We can no longer blame Government because we have the opportunities to be part of governance. We cannot blame the system because we are protected by rights within the system. All we have to do is defy self-oppression and claim our liberation.
It is an insult to those of us who were involved in the struggle to live in a society where women are still the poorest of the poor, where women are the bottom of the skilled labour force and are most exploited by ‘casualisation’.
I am a daughter of the soil, a daughter of Mother Africa. It is my responsibility to ensure that she is glorified for her beauty and diversity. As women we need to play an active role in agriculture, science and technology; we have no reason not to.
We must encourage the girl child to pursue careers in these sectors if we want to see woman leading this country and I’m not talking about puppets, I am talking about leaders.
We bear children, the earth bears food: we speak the same language, if you only reap what you have sown then South African women need to start ploughing while South African soil is still fertile, the opportunities are there, but they won’t look for you, you must grab them.
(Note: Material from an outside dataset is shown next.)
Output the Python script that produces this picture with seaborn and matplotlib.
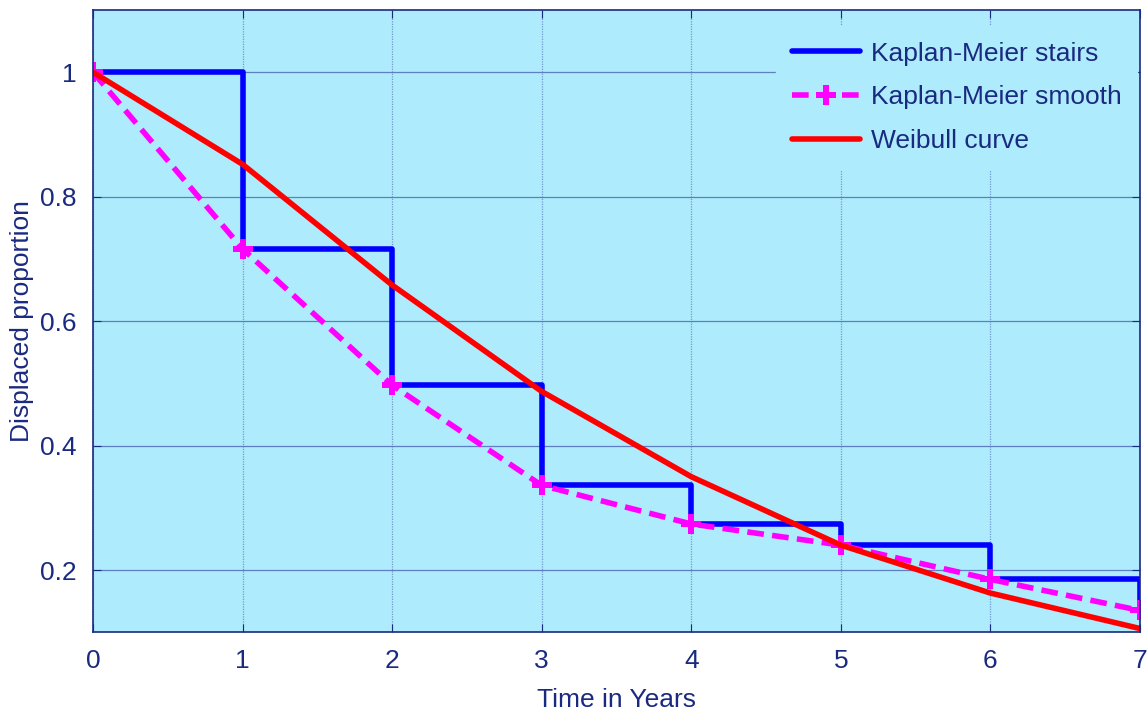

Just as women united against Apartheid, we need to realise that indeed we are staring into the face of yet another enemy, another oppressor and discriminator.
Women are the most infected and affected by HIV/Aids because we allow ourselves to be treated as condoms should, use and discard. A man will only treat you the way he knows he can and only you can show him how to treat you.
This is yet another struggle and the only weapon we have is education. People can only understand what they know about and they can only defeat an enemy they understand.
HIV/Aids has only one weakness and that is choice - if you choose to remain negative you will, if you choose to live positively with the disease you will and if you choose to be compassionate towards those infected and affected by the pandemic we can overthrow HIV/Aids just as we did Apartheid.
We struggled for political and economic freedom. We were victorious as far as political freedom is concerned and as much as the powers that be are failing to lead us to economic freedom and sustainable development, political freedom is enshrined in our Constitution, in regulations, bylaws, NGO’s and in our labour laws.
It is only when we take this political freedom and use it to our own advantage that we can deliver to our country complete freedom - economic freedom. Clearly the men of Tuinhuis are failing and it is up to us to lead the way.
I need a promise from all of you here today. Promise me that the next time you invite me to talk to you I will not have to repeat my speech of today. Next year on Women’s Day I want to be able to commend women for their progress.
I became the first women to lead a party that won seats at national, provincial and local level. I always knew that I could do it and challenged all South Africans to see how they respond to a woman leader. South Africa responded very positively.
In 2009 I want to see more women coming forward. As women we should not only be followers because we can lead. Go out there and claim your rights today.